PHOENIX -- Earlier this month, Maricopa County Sheriff's deputies carried out their latest crackdown on unauthorized immigrant labor just blocks from KJZZ's station in Tempe where I work.
Twenty-seven workers were arrested at the manufacturing site for Sportex Apparel, just north of the intersection of 52nd Street and University Drive in Tempe.
The majority of arrested workers were allegedly working under fake identities.
Since unauthorized immigrants are not permitted to work, many do so by using fake documents or made up Social Security Numbers in the hiring process. The latter is now more difficult to pull off in Arizona, because state law requires employers to cross-check the names and Social Security Numbers of new hires on E-Verify, a federal database.
Since 2008, the Maricopa County Sheriff's Office has arrested hundreds of people during these worksite enforcement operations. Upward of 500 have been charged with identity theft charges.

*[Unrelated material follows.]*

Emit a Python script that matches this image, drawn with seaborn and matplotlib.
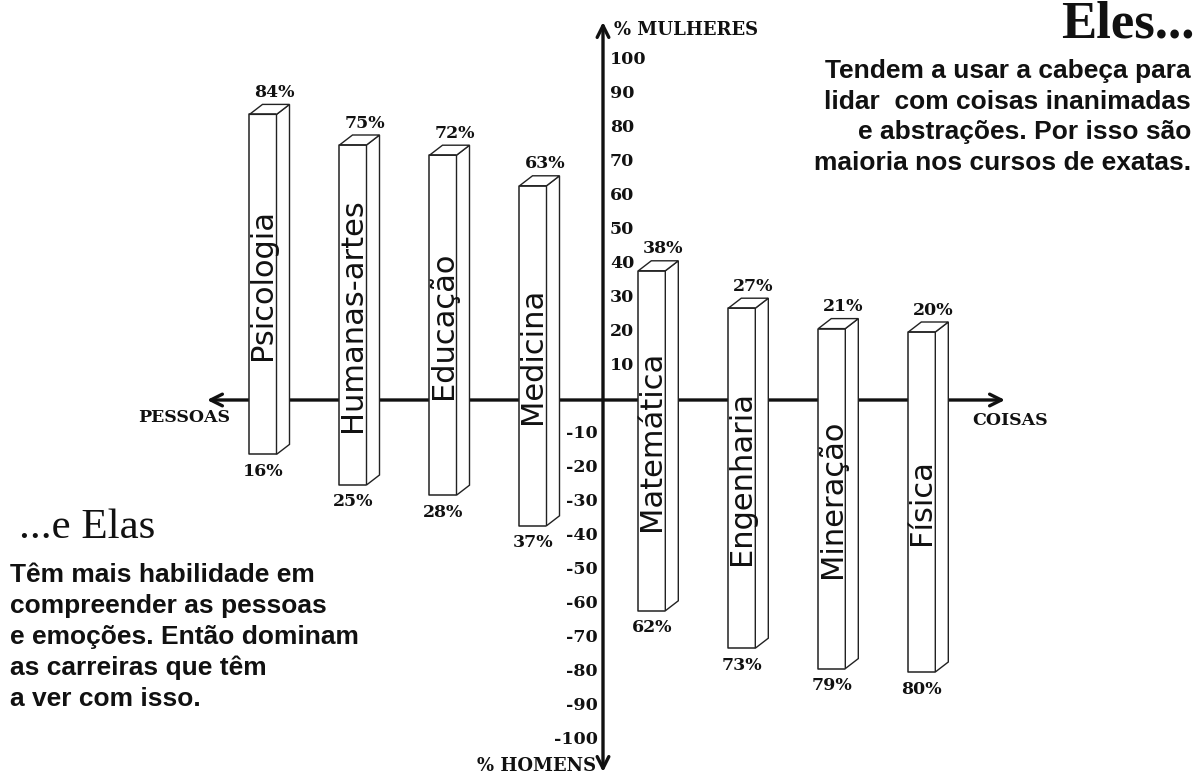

As I reported in January, the typical criminal charges used in these cases -- forgery and taking the identity of another -- are both Class 4 felony offenses. In Arizona, immigrant defendants who are suspected of being in the country illegally are ineligible for bond if they are charged with Class 4 felonies or higher. Plus, the criminal charge also comes with the consequence that if convicted, these defendants will be ineligible for federal immigration benefits and will likely be deported.
At a press conference last week, a number of immigrant-rights advocates called on Maricopa County Attorney Bill Montgomery to treat these cases the same way young people who use fake IDs to buy alcohol are prosecuted. Those underage bar hoppers who use fake IDs can be charged with a misdemeanor, but recent media reports on the topic mentioned they are typically offered the opportunity to expunge any record of the offense through a diversion program.
"Why should a kid looking to get drunk be protected when a person who is simply trying to provide for his family not?”" said Lydia Guzman of the League of United Latin American Citizens in a press release.
Montgomery's office was quoted by the Arizona Republic as calling this argument "irresponsible." The state criminal statute for identity theft states that it cannot be applied to young people under age 21 who violate the section of the law on underage access to alcohol and use of fake IDs.
Montgomery has continued to reiterate to media that cracking down on people who use fake identities or documents to work is important for combating identity theft in the state.
Meanwhile, advocates maintain these immigrant defendants could be charged with less severe charges that would not trigger deportation.
Recently, however, one immigrant worker beat the identity theft charges against him.
Rafael Lavallade Gonzalez, who was arrested in August at a worksite raid at a GNC warehouse, was found not guilty by a jury earlier this month, as reported by the Phoenix New Times. He originally faced three counts of forgery and one count of identity theft, all Class 4 felonies.